[Charts and diagrams as code]
============================================================

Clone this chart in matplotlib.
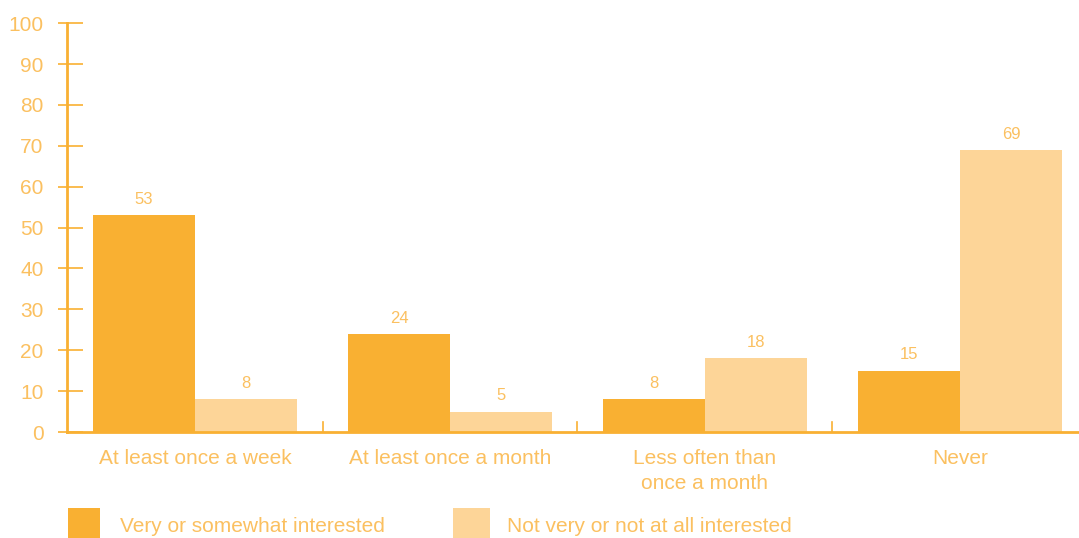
import matplotlib.pyplot as plt
from matplotlib.patches import Rectangle
import numpy as np

# survey results, percent of respondents
categories = ["At least once a week", "At least once a month",
              "Less often than\nonce a month", "Never"]
interested = [53, 24, 8, 15]
not_interested = [8, 5, 18, 69]
series_names = ["Very or somewhat interested", "Not very or not at all interested"]

DARK = "#F9B032"
LIGHT = "#FDD598"
TEXT = "#FBC060"

plt.rcParams['font.family'] = ['Liberation Sans', 'DejaVu Sans']

fig = plt.figure(figsize=(10.79, 5.38), dpi=100)
ax = fig.add_axes([0.0621, 0.197, 0.937, 0.760])

x = np.arange(len(categories))
w = 0.4
b1 = ax.bar(x - w / 2, interested, w, color=DARK, linewidth=0)
b2 = ax.bar(x + w / 2, not_interested, w, color=LIGHT, linewidth=0)

for bars, vals in ((b1, interested), (b2, not_interested)):
    for r, v in zip(bars, vals):
        ax.annotate(str(v), (r.get_x() + r.get_width() / 2, v),
                    xytext=(0, 6), textcoords="offset points",
                    ha="center", va="bottom", fontsize=12, color=TEXT)

ax.set_xlim(-0.502, 3.463)
ax.set_ylim(0, 100)

for s in ("top", "right"):
    ax.spines[s].set_visible(False)
for s in ("left", "bottom"):
    ax.spines[s].set_color(DARK)
    ax.spines[s].set_linewidth(2)

yticks = np.arange(0, 101, 10)
ax.set_yticks(yticks)
ax.tick_params(axis="y", length=0, labelcolor=TEXT, labelsize=15, pad=17)
# tick marks cross the axis, longer on the inside
ax_px = 0.937 * 1079
ax.hlines(yticks, -9 / ax_px, 16 / ax_px, transform=ax.get_yaxis_transform(),
          color=DARK, lw=1.2, clip_on=False)

ax.set_xticks(x)
ax.set_xticklabels(categories, fontsize=15, color=TEXT, linespacing=1.45)
ax.tick_params(axis="x", length=0, pad=12)

# small separators between groups
for sep in x[:-1] + 0.5:
    ax.plot([sep, sep], [0, 2.4], color=DARK, lw=1.2, clip_on=False)

# legend drawn in figure coordinates
fig.patches.append(Rectangle((68 / 1079, 0), 32 / 1079, 30 / 538,
                             transform=fig.transFigure, color=DARK, lw=0))
fig.patches.append(Rectangle((453 / 1079, 0), 37 / 1079, 30 / 538,
                             transform=fig.transFigure, color=LIGHT, lw=0))
fig.text(120 / 1079, 1 - 526 / 538, series_names[0], fontsize=15,
         color=TEXT, va="center")
fig.text(507 / 1079, 1 - 526 / 538, series_names[1], fontsize=15,
         color=TEXT, va="center")

fig.savefig("out.png", dpi=100)
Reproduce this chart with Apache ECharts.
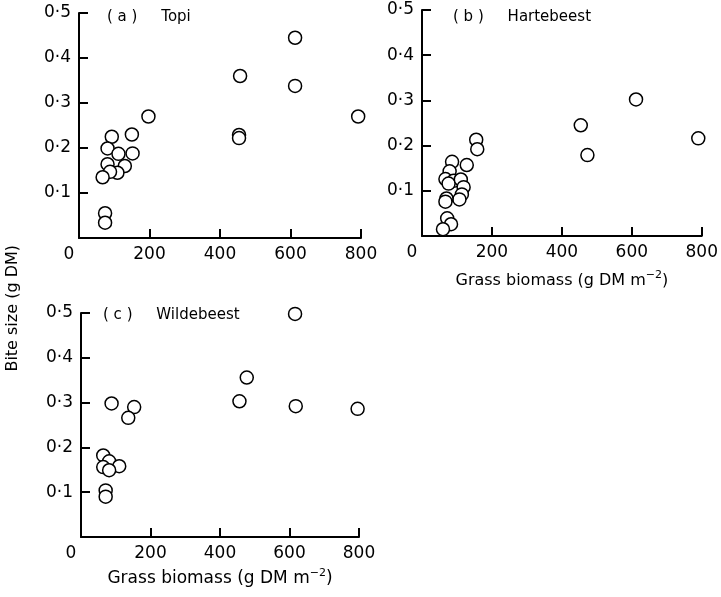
<!DOCTYPE html>
<html lang="en">
	<head>
		<meta charset="utf-8" />
		<title>Bite size vs grass biomass</title>
		<style>
		html,body{margin:0;padding:0;background:#fff}
		#main{width:721px;height:597px}
		</style>
	</head>
	<body>
		<div id="main"></div>

		<script type="text/javascript" src="https://cdn.jsdelivr.net/npm/echarts@6/dist/echarts.min.js"></script>
		<script type="text/javascript">
		// (a) Topi
		var topiX = [613,457,613,792,197,454,454,150,152,93,81,112,81,130,109,88,67,74,74];
		var topiY = [0.445,0.36,0.338,0.27,0.27,0.229,0.222,0.23,0.188,0.225,0.199,0.187,0.164,0.16,0.145,0.147,0.135,0.055,0.034];
		// (b) Hartebeest
		var hartX = [612,454,473,790,155,158,128,86,79,67,90,76,111,119,114,107,70,67,72,83,60];
		var hartY = [0.302,0.245,0.179,0.216,0.213,0.192,0.157,0.164,0.143,0.126,0.122,0.116,0.125,0.108,0.092,0.081,0.083,0.076,0.039,0.026,0.015];
		// (c) Wildebeest
		var wildX = [616,477,456,618,796,88,153,136,64,81,110,64,81,71,71];
		var wildY = [0.498,0.356,0.303,0.292,0.286,0.298,0.29,0.266,0.182,0.169,0.158,0.156,0.149,0.104,0.09];

		var xTicks = [0,200,400,600,800];
		var yTicks = [0,0.1,0.2,0.3,0.4,0.5];
		var xName = 'Grass biomass (g DM m{sup|\u22122})';
		var yName = 'Bite size (g DM)';

		var FONT = 'DejaVu Sans';

		function pairs(xs, ys){
			var out = [];
			for(var i=0;i<xs.length;i++){ out.push([xs[i], ys[i]]); }
			return out;
		}

		function xAxisOf(idx, showName, nameSize, gap){
			return {
				gridIndex: idx, type:'value',
				min: xTicks[0], max: xTicks[xTicks.length-1], interval: 200,
				splitLine:{show:false},
				axisLine:{lineStyle:{color:'#000',width:2}},
				axisTick:{inside:true,length:9,lineStyle:{color:'#000',width:2}},
				axisLabel:{
					color:'#000', fontFamily:FONT, fontSize:17, margin:8,
					formatter:function(v){ return v===0 ? '{z|0}' : String(v); },
					rich:{ z:{fontFamily:FONT,fontSize:17,color:'#000',padding:[0,20,0,0]} }
				},
				name: showName ? xName : '',
				nameLocation:'middle', nameGap: gap,
				nameTextStyle:{
					color:'#000', fontFamily:FONT, fontSize:nameSize,
					rich:{ sup:{fontFamily:FONT,fontSize:11,color:'#000',padding:[0,0,10,0]} }
				}
			};
		}

		function yAxisOf(idx){
			return {
				gridIndex: idx, type:'value',
				min: yTicks[0], max: yTicks[yTicks.length-1], interval: 0.1,
				splitLine:{show:false},
				axisLine:{lineStyle:{color:'#000',width:2}},
				axisTick:{inside:true,length:9,lineStyle:{color:'#000',width:2}},
				axisLabel:{
					color:'#000', fontFamily:FONT, fontSize:17, margin:8,
					formatter:function(v){ return v===0 ? '' : '0\u00b7' + Math.round(v*10); }
				}
			};
		}

		function scatterOf(idx, data){
			return {
				type:'scatter', xAxisIndex:idx, yAxisIndex:idx,
				symbol:'circle', symbolSize:13,
				itemStyle:{color:'#fff',borderColor:'#000',borderWidth:1.5,opacity:1},
				data:data
			};
		}

		var myChart = echarts.init(document.getElementById('main'), null, {renderer:'canvas'});

		var titleStyle = {fontFamily:FONT,fontSize:15,fontWeight:'normal',color:'#000'};

		var option = {
			animation:false,
			backgroundColor:'#fff',
			grid:[
				{left:79, top:13, width:282, height:225},
				{left:422, top:10, width:282, height:226},
				{left:81, top:313, width:278, height:224}
			],
			xAxis:[ xAxisOf(0,false,16,34), xAxisOf(1,true,16,34), xAxisOf(2,true,17,31) ],
			yAxis:[ yAxisOf(0), yAxisOf(1), yAxisOf(2) ],
			title:[
				{text:'( a )     Topi', left:102, top:5, textStyle:titleStyle},
				{text:'( b )     Hartebeest', left:448, top:5, textStyle:titleStyle},
				{text:'( c )     Wildebeest', left:98, top:303, textStyle:titleStyle}
			],
			graphic:[{
				type:'text', left:5, top:245, rotation:Math.PI/2,
				style:{text:yName, fontFamily:FONT, fontSize:16, fill:'#000'}
			}],
			series:[
				scatterOf(0, pairs(topiX, topiY)),
				scatterOf(1, pairs(hartX, hartY)),
				scatterOf(2, pairs(wildX, wildY))
			]
		};

		myChart.setOption(option);
		</script>
	</body>
</html>
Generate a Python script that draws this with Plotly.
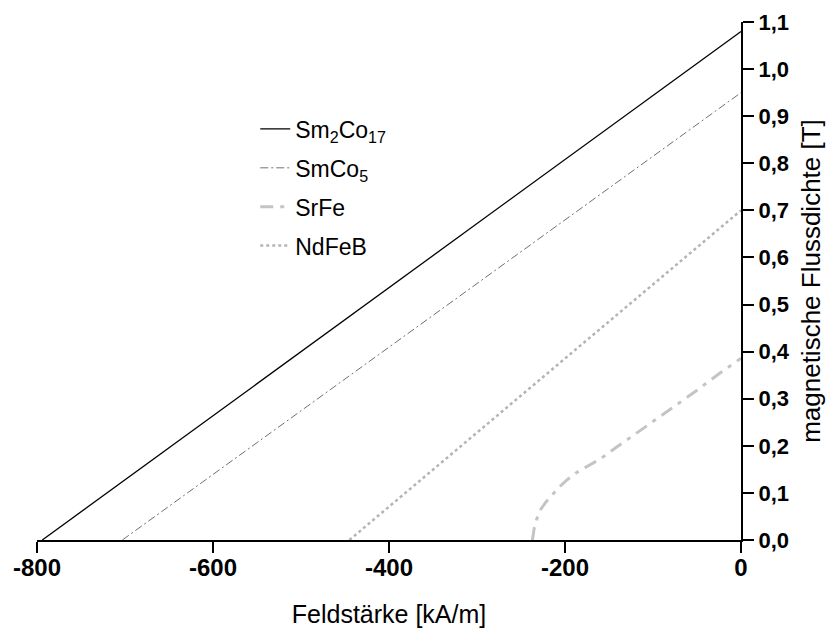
import plotly.graph_objects as go

# Data
sm2co17_H = [-794, 0]
sm2co17_B = [0.0, 1.08]

smco5_H = [-703, 0]
smco5_B = [0.0, 0.95]

ndfeb_H = [-445, 0]
ndfeb_B = [0.0, 0.70]

srfe_H = [-237, -235, -232, -228, -222, -215, -207, -198, -188, -176, -160, -140, -110, -80, -50, -25, 0]
srfe_B = [0.0, 0.025, 0.045, 0.064, 0.08, 0.096, 0.112, 0.127, 0.142, 0.155, 0.172, 0.199, 0.238, 0.278, 0.318, 0.353, 0.386]

x_ticks = [-800, -600, -400, -200, 0]
x_tick_labels = ["-800", "-600", "-400", "-200", "0"]
y_ticks = [0.0, 0.1, 0.2, 0.3, 0.4, 0.5, 0.6, 0.7, 0.8, 0.9, 1.0, 1.1]
y_tick_labels = ["0,0", "0,1", "0,2", "0,3", "0,4", "0,5", "0,6", "0,7", "0,8", "0,9", "1,0", "1,1"]

FONT = "Liberation Sans, Arial, sans-serif"

fig = go.Figure()
fig.add_trace(go.Scatter(x=sm2co17_H, y=sm2co17_B, mode="lines", name="Sm<sub>2</sub>Co<sub>17</sub>",
                         legendgroup="a", line=dict(color="black", width=1.3)))
fig.add_trace(go.Scatter(x=smco5_H, y=smco5_B, mode="lines", name="SmCo<sub>5</sub>",
                         legendgroup="b", line=dict(color="#707070", width=1, dash="8px,3px,2px,3px")))
fig.add_trace(go.Scatter(x=srfe_H, y=srfe_B, mode="lines", name="SrFe",
                         legendgroup="c", line=dict(color="#c4c4c4", width=3, dash="13px,7px,4px,7px")))
fig.add_trace(go.Scatter(x=ndfeb_H, y=ndfeb_B, mode="lines", name="NdFeB",
                         legendgroup="d", line=dict(color="#b4b4b4", width=2.5, dash="3px,3px")))

xr = [-800, 0]
yr = [0, 1.1]

fig.update_layout(
    width=828, height=628,
    margin=dict(l=37, r=87, t=22, b=88, autoexpand=False),
    paper_bgcolor="white", plot_bgcolor="white",
    font=dict(family=FONT, size=20, color="black"),
    showlegend=True,
    legend=dict(x=0.31, y=0.835, xanchor="left", yanchor="top",
                bgcolor="rgba(0,0,0,0)", font=dict(size=23, family=FONT),
                tracegroupgap=6),
    xaxis=dict(range=xr, tickvals=x_ticks, ticktext=x_tick_labels,
               ticks="outside", ticklen=11, tickwidth=2, tickcolor="black",
               showline=True, linecolor="black", linewidth=2,
               showgrid=False, zeroline=False, automargin=False,
               ticklabelstandoff=-6,
               tickfont=dict(family=FONT, size=24, weight="bold"),
               title=dict(text="Feldstärke [kA/m]", font=dict(size=25), standoff=27)),
    yaxis=dict(range=yr, side="right", tickvals=y_ticks, ticktext=y_tick_labels,
               ticks="outside", ticklen=11, tickwidth=2, tickcolor="black",
               showline=True, linecolor="black", linewidth=2,
               showgrid=False, zeroline=False, automargin=False,
               tickfont=dict(family=FONT, size=22, weight="bold"),
               title=dict(text="magnetische Flussdichte [T]", font=dict(size=26), standoff=13)),
    xaxis2=dict(range=xr, overlaying="x", anchor="y", side="bottom", tickvals=x_ticks,
                ticks="inside", ticklen=11, tickwidth=2, tickcolor="black",
                showticklabels=False, showgrid=False, zeroline=False, showline=False),
    yaxis2=dict(range=yr, overlaying="y", anchor="x", side="right", tickvals=y_ticks,
                ticks="inside", ticklen=11, tickwidth=2, tickcolor="black",
                showticklabels=False, showgrid=False, zeroline=False, showline=False),
)

fig.write_html("out.html")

============================================================

What to produce: Exactly the lines starting at the line containing "Generate a Python" and ending at the line containing "ndfeb_B = [0.0, 0.70]" should be transcribed, both included; omit the pictures.

Solution to this problem:
Generate a Python script that draws this with Plotly.
import plotly.graph_objects as go

# Data
sm2co17_H = [-794, 0]
sm2co17_B = [0.0, 1.08]

smco5_H = [-703, 0]
smco5_B = [0.0, 0.95]

ndfeb_H = [-445, 0]
ndfeb_B = [0.0, 0.70]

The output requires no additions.